Z takim wyposażeniem w narzędzia i elementy garderoby i oczywiście drewnianą beczkę, w ostatnie dni października, naszą koralową ekipą spotkaliśmy się na kiszeniu kapusty. W ubiegłych latach również kisiliśmy, ale w tym roku dodatkowo wykonaliśmy sesję tego obrzędu, która stanowi jedną z kart naszego koralowego kalendarza na rok 2024.


Zawsze wybieramy kapusty o najlepszych walorach kiszonkowych, jest to zazwyczaj Newton. Ta odmiana jest rekomendowana do kiszenia jak i przetwórstwa. Cechują ją cienkie, białe liście i krótki głąb wewnętrzny. Te cechy znacznie ułatwiają szatkowanie kapusty. Choć nie jest to może bardzo męcząca czynność, to przy większych ilościach jednak ma znaczenie.
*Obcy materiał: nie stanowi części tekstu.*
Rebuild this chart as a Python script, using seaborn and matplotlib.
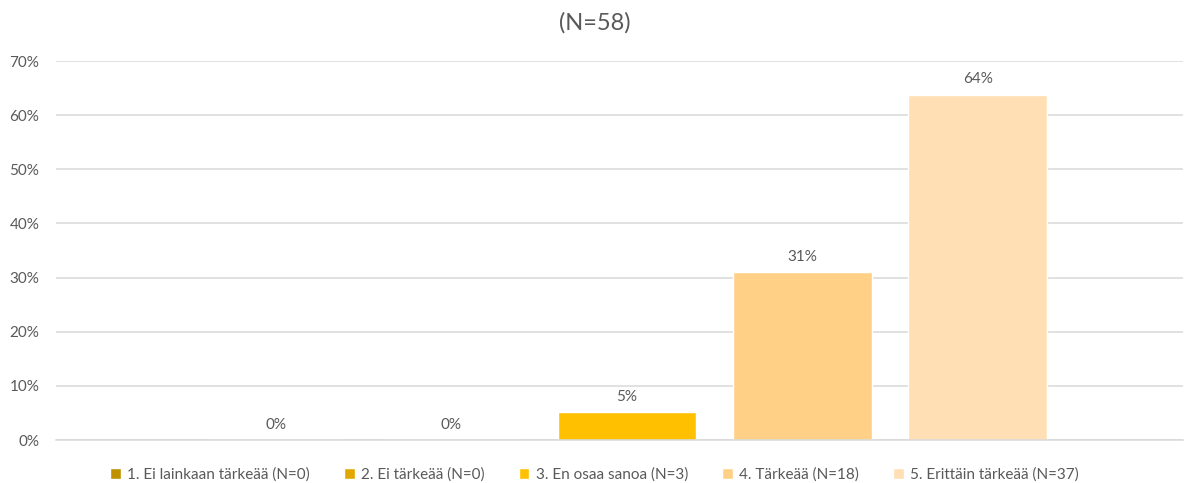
import matplotlib
matplotlib.use("Agg")
import numpy as np
import seaborn as sns
from matplotlib import pyplot as plt

# Data
vastaukset = ["1. Ei lainkaan tärkeää", "2. Ei tärkeää", "3. En osaa sanoa",
              "4. Tärkeää", "5. Erittäin tärkeää"]
lukumaarat = [0, 0, 3, 18, 37]
yhteensa = 58
varit = ["#BF9000", "#E2A800", "#FFC000", "#FFD086", "#FFDFB3"]
y_ticks = [0, 0.1, 0.2, 0.3, 0.4, 0.5, 0.6, 0.7]

osuudet = [n / yhteensa for n in lukumaarat]
nimet = [f"{v} (N={n})" for v, n in zip(vastaukset, lukumaarat)]

sns.set_theme(style="white")
plt.rcParams['font.family'] = ['Lato', 'DejaVu Sans']
teksti = "#595959"

fig = plt.figure(figsize=(11.89, 4.83), dpi=100)
ax = fig.add_axes([0.0471, 0.089, 0.9479, 0.7847])

sns.barplot(x=nimet, y=osuudet, hue=nimet, palette=varit, width=0.79,
            dodge=False, legend=True, ax=ax, saturation=1)

# Data labels
for c in ax.containers:
    ax.bar_label(c, labels=[f"{v*100:.0f}%" for v in c.datavalues],
                 padding=6, fontsize=11, color=teksti)

ax.set_ylim(0, 0.7)
ax.set_xlim(-1.254, 5.17)
ax.set_yticks(y_ticks)
ax.set_yticklabels([f"{t*100:.0f}%" for t in y_ticks], fontsize=11, color=teksti)
ax.set_xticks([])
ax.set_xlabel("")
ax.set_ylabel("")
ax.tick_params(axis="y", length=0, pad=12)
ax.yaxis.grid(True, color="#D9D9D9", linewidth=1.1)
ax.set_axisbelow(True)
for s in ["top", "right", "left"]:
    ax.spines[s].set_visible(False)
ax.spines["bottom"].set_color("#D9D9D9")
ax.spines["bottom"].set_linewidth(1.1)

fig.text(0.5, 0.952, f"(N={yhteensa})", ha="center", va="center",
         fontsize=17, color=teksti)

# Legend below the chart
handles, labels = ax.get_legend_handles_labels()
ax.get_legend().remove()
fig.legend(handles, labels, loc="center", bbox_to_anchor=(0.5, 0.017), ncol=5,
           frameon=False, fontsize=11, labelcolor=teksti, handlelength=0.7,
           handleheight=0.7, handletextpad=0.4, columnspacing=2.25)

fig.savefig("out.png", dpi=100)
Najważniejszym elementem w procesie przygotowywania kapusty do kiszenia jest jej odpowiednie ubijanie i osolenie. Cały sekret tkwi właśnie w tej czynności. Banalne, ale jednak można popełnić wiele błędów. Dlatego aby ich uniknąć, my w swoich pierwszych krokach w kiszeniu korzystaliśmy z wiedzy starszych gospodyń. Dziś możemy się już zdobytą wiedzą podzielić. Zdaję sobie sprawę, że nie każdy posiada dużą drewnianą beczkę i ma takie potrzeby jak my w kole, więc nie musi kisić 20 kg kapusty, dlatego podzielę się przepisem na mniejszą ilość i z alternatywą kiszenia w naczyniu glinianym, a nawet w szklanym słoju.


Receptura: 1 kg kapusty, 20g soli, 1 marchewka.


 Instrukcja: Kapustę i marchew szatkujemy, co kilka garści kapusty podsypujemy solą, znowu kapusta i trochę soli, wsypujemy wiele takich warstw do beczki (drewnianej, glinianej lub szklanego słoja) UBIJAJĄC SILNIE I PRACOWICIE. Ważne, aby kapusta puściła tyle soku (dzieje się to pod wpływem soli i ubijania), żeby ten zakrył ją zupełnie, bo inaczej kapusta spleśnieje. Następnie naczynie przykrywamy talerzem, na którym kładziemy kamień. Kamień można zastąpić np. słojem z wodą. Jeśli kapusta będzie kiszona w mniejszym naczyniu, do którego zwyczajnie nie zmieści się np. kamień, to należy docisnąć kapustę pięścią. Dzięki temu sok zawsze będzie zakrywał kapustę. Odstawiamy w chłodne miejsce i po ok 4-5 dniach nakłuwamy patykiem  można widelcem), aby spod spodu wydostał się gaz. W przypadku kiszenia w słoiku podczas fermentacji zapewne nakrętki będą się wybrzuszać , wtedy należy odkręcić naczynie (pozbędziemy się gazu) i powtórzyć proces ubijania pięścią.


Po około 1.5 tygodnia kapusta jest gotowa do spożycia. A tego, że należy ją spożywać od dziecka, to już nie musimy przypominać. To kiszone warzywo jak i sok są bombą witaminową i naturalnym probiotykiem, bez którego ani rusz jeśli chcemy być zdrowi. I jeśli zależy nam na zdrowiu, to wybieramy tylko i wyłącznie kapustę kiszoną nie kwaszoną, gdyż ta druga jest całkowicie pozbawiona bakterii probiotycznych, nie zachodzi w niej fermentacja mlekowa.


PS NASZA KORALOWA KISZONA kapusta już była konsumowana i jeszcze posłuży do przygotowania do kolacji  wigilijnej.